= Yoon Choi =

Korean American writer

Yoon Choi is an American writer and author of Skinship, a 2021 short story collection published by Alfred A. Knopf that won several accolades and made several end-of-year lists. She was a Stegner Fellow at Stanford University and winner of the Whiting Award. Themes of her work include Korean and Korean American identity, language and translation, and family.

== Early life ==
Choi grew up in Long Island, New York and attended the Manhattan School of Music. Later, she attended Johns Hopkins University as an undergraduate student. She then briefly attended New York University for an MFA but instead returned to Johns Hopkins University to complete a one-year MA and spend a subsequent year teaching. There, she encountered writers like Stephen Dixon, who was her advisor, Alice McDermott, and Jean McGarry.

== Career ==
Choi's stories have been published in New England Review and other publications. Her story, "The Art of Losing", was chosen by Roxane Gay for The Best American Short Stories 2018.

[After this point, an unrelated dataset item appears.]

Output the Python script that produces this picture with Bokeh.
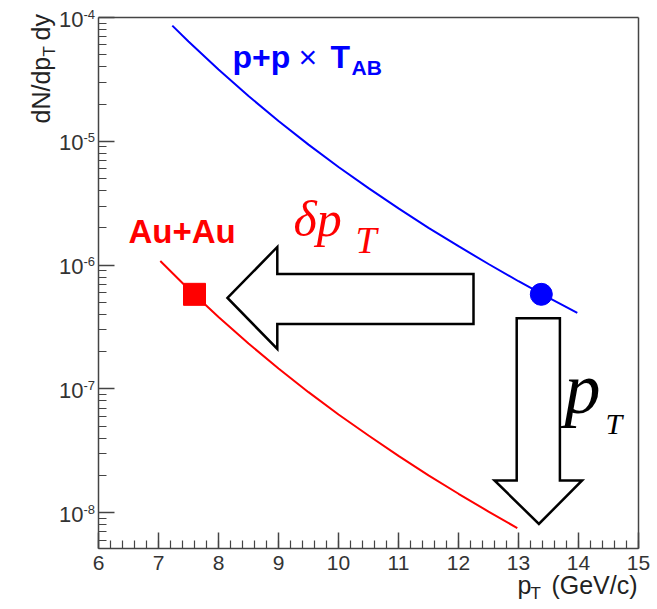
import numpy as np
from bokeh.plotting import figure
from bokeh.models import (Range1d, FixedTicker, SingleIntervalTicker, Label,
                          ColumnDataSource, CustomJSTickFormatter)
from bokeh.core.properties import value
from bokeh.embed import file_html
from bokeh.resources import INLINE

# ---- data ----
pp_pt = [7.23, 7.5, 8.0, 8.5, 9.0, 9.5, 10.0, 10.5, 11.0, 11.5, 12.0, 12.5, 13.0, 13.5, 13.98]
pp_y = [8.6e-5, 6.4e-5, 3.8e-5, 2.32e-5, 1.46e-5, 9.4e-6, 6.2e-6, 4.18e-6, 2.87e-6,
        2.0e-6, 1.42e-6, 1.02e-6, 7.4e-7, 5.46e-7, 4.1e-7]
aa_pt = [7.03, 7.5, 8.0, 8.5, 9.0, 9.5, 10.0, 10.5, 11.0, 11.5, 12.0, 12.5, 12.98]
aa_y = [1.08e-6, 6.4e-7, 3.8e-7, 2.32e-7, 1.46e-7, 9.4e-8, 6.2e-8, 4.2e-8, 2.87e-8,
        2.0e-8, 1.42e-8, 1.02e-8, 7.5e-9]
pp_marker_pt = [13.38]
pp_marker_y = [5.8e-7]
aa_marker_pt = [7.6]
aa_marker_y = [5.8e-7]

shift_arrow_x = [8.15, 8.98, 8.98, 12.25, 12.25, 8.98, 8.98]
shift_arrow_y = [5.42e-7, 1.40e-6, 8.45e-7, 8.45e-7, 3.34e-7, 3.34e-7, 2.10e-7]
loss_arrow_x = [12.97, 13.69, 13.69, 14.06, 13.34, 12.6, 12.97]
loss_arrow_y = [3.72e-7, 3.72e-7, 1.82e-8, 1.82e-8, 8.1e-9, 1.82e-8, 1.82e-8]

x_major = [6, 7, 8, 9, 10, 11, 12, 13, 14, 15]
x_tick_labels = ["6", "7", "8", "9", "10", "11", "12", "13", "14", "15"]
y_major = [1e-8, 1e-7, 1e-6, 1e-5, 1e-4]
y_tick_base = ["10", "10", "10", "10", "10"]
y_tick_exp = ["-8", "-7", "-6", "-5", "-4"]

X_MIN, X_MAX = 6.0, 15.0          # axis extent
Y_MIN, Y_MAX = 5.13e-9, 1e-4      # axis extent

# ---- layout: the frame covers the whole canvas so that axis titles are drawn
#      inside it; the axes themselves sit at fixed locations ----
W, H = 655, 607
BL, BB = 10, 0                      # borders left / bottom
PX_X = 60.0                         # pixels per GeV/c
PX_DEC = 123.78                     # pixels per decade
AX_L, AX_T = 98, 17                 # page position of the axis corner (left, top)
x_start = X_MIN - (AX_L - BL) / PX_X
x_end = X_MIN + (W - AX_L) / PX_X
y_end = 10 ** (np.log10(Y_MAX) + AX_T / PX_DEC)
y_start = 10 ** (np.log10(Y_MAX) - (H - BB - AX_T) / PX_DEC)
BASE_SHIFT = 0.34                   # renderer draws the text anchor ~0.34 em above baseline


def at(px, py):
    """page pixel -> data coordinates (for annotation placement)"""
    return X_MIN + (px - AX_L) / PX_X, 10 ** (np.log10(Y_MAX) - (py - AX_T) / PX_DEC)


p = figure(width=W, height=H, x_range=Range1d(x_start, x_end),
           y_range=Range1d(y_start, y_end), y_axis_type="log",
           output_backend="svg", toolbar_location=None, title=None,
           min_border_left=BL, min_border_right=0, min_border_top=0,
           min_border_bottom=BB)
p.grid.visible = False
p.outline_line_color = None
p.background_fill_color = "white"
p.border_fill_color = "white"

AX_COL = "#444444"
xa = p.xaxis[0]
xa.ticker = SingleIntervalTicker(interval=1, num_minor_ticks=5)
xa.fixed_location = Y_MIN
xa.bounds = (X_MIN, X_MAX)
ya = p.yaxis[0]
y_minor = [m * 10.0 ** e for e in range(-9, -4) for m in range(2, 10)
           if Y_MIN <= m * 10.0 ** e <= Y_MAX]
ya.ticker = FixedTicker(ticks=y_major, minor_ticks=y_minor)
ya.fixed_location = X_MIN
ya.bounds = (Y_MIN, Y_MAX)
for ax in (xa, ya):
    ax.major_tick_in = 16
    ax.major_tick_out = 0
    ax.minor_tick_in = 8
    ax.minor_tick_out = 0
    ax.axis_line_color = AX_COL
    ax.axis_line_width = 1.5
    ax.major_tick_line_color = AX_COL
    ax.minor_tick_line_color = AX_COL
    ax.major_tick_line_width = 1.5
    ax.minor_tick_line_width = 1.2
    # tick labels are drawn below as text glyphs (so the titles can sit outside them)
    ax.formatter = CustomJSTickFormatter(code="return ''")
    ax.major_label_text_font_size = "1px"
    ax.major_label_standoff = 0

# frame top / right edges
p.segment(x0=[X_MIN, X_MAX], y0=[Y_MAX, Y_MIN], x1=[X_MAX, X_MAX], y1=[Y_MAX, Y_MAX],
          line_color=AX_COL, line_width=1.5)

# tick labels, placed from the tick values
xt = ColumnDataSource(dict(x=x_major, y=[Y_MIN] * len(x_major), t=x_tick_labels))
p.text("x", "y", text="t", source=xt, text_font=value("Liberation Sans"),
       text_font_size="21px", text_color="#333333", text_align="center",
       text_baseline="alphabetic", y_offset=22 - BASE_SHIFT * 21)
yt = ColumnDataSource(dict(x=[X_MIN] * len(y_major), y=y_major, b=y_tick_base, e=y_tick_exp))
p.text("x", "y", text="b", source=yt, text_font=value("Liberation Sans"),
       text_font_size="22px", text_color="#333333", text_align="right",
       text_baseline="alphabetic", x_offset=-15, y_offset=9 - BASE_SHIFT * 22)
p.text("x", "y", text="e", source=yt, text_font=value("Liberation Sans"),
       text_font_size="13px", text_color="#333333", text_align="left",
       text_baseline="alphabetic", x_offset=-15, y_offset=1 - BASE_SHIFT * 13)

# ---- marks ----
p.line(pp_pt, pp_y, line_color="#0000ff", line_width=2)
p.line(aa_pt, aa_y, line_color="#ff0000", line_width=2)
p.scatter(pp_marker_pt, pp_marker_y, marker="circle", size=22, color="#0000ff")
p.scatter(aa_marker_pt, aa_marker_y, marker="square", size=22, color="#ff0000")
p.patch(shift_arrow_x, shift_arrow_y, fill_color="white", line_color="black",
        line_width=2.5, line_join="miter")
p.patch(loss_arrow_x, loss_arrow_y, fill_color="white", line_color="black",
        line_width=2.5, line_join="miter")


def lab(text, px, py, size, color, font="Liberation Sans", style="normal",
        rotated=False, align="left"):
    if rotated:
        px = px - BASE_SHIFT * size
    else:
        py = py - BASE_SHIFT * size
    x, y = at(px, py)
    p.add_layout(Label(x=x, y=y, text=text, text_font=font, text_font_size=f"{size}px",
                       text_font_style=style, text_color=color,
                       angle=np.pi / 2 if rotated else 0.0,
                       text_align=align, text_baseline="alphabetic"))


# annotations
lab("p+p", 232, 67, 32, "#0000ff", style="bold")
lab("\u00d7", 298, 67, 32, "#0000ff")
lab("T", 330, 67, 32, "#0000ff", style="bold")
lab("AB", 351, 74, 21, "#0000ff", style="bold")
lab("Au+Au", 128, 242, 33, "#ff0000", style="bold")
lab("\u03b4p", 293, 235, 50, "#ff0000", font="Liberation Serif", style="italic")
lab("T", 355, 252, 38, "#ff0000", font="Liberation Serif", style="italic")
lab("p", 564, 413, 72, "#000000", font="Liberation Serif", style="italic")
lab("T", 605, 433, 30, "#000000", font="Liberation Serif", style="italic")

# axis titles
lab("p", 517, 593, 25, "#222222")
lab("T", 530, 599, 17, "#222222")
lab("(GeV/c)", 637, 593, 25, "#222222", align="right")
lab("dN/dp", 49, 123, 25, "#222222", rotated=True)
lab("T", 55, 56, 17, "#222222", rotated=True)
lab("dy", 49, 40, 25, "#222222", rotated=True)

open("out.html", "w").write(file_html(p, INLINE))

In 2021, she published Skinship, her debut short story collection, which was selected by Ling Ma, Manuel Muñoz, and Oscar Villalon for the PEN/Robert W. Bingham Prize in 2022. In addition to several other accolades and mentions, it was also considered a best book of the year by several publications including Kirkus Reviews and NPR.

Choi was a Stegner Fellow in fiction at Stanford University from 2017 to 2019, as well as a 2024 Winner in Fiction for the Whiting Award.

== Personal life ==
Choi is based in Orange County, California where she lives with her husband and four children.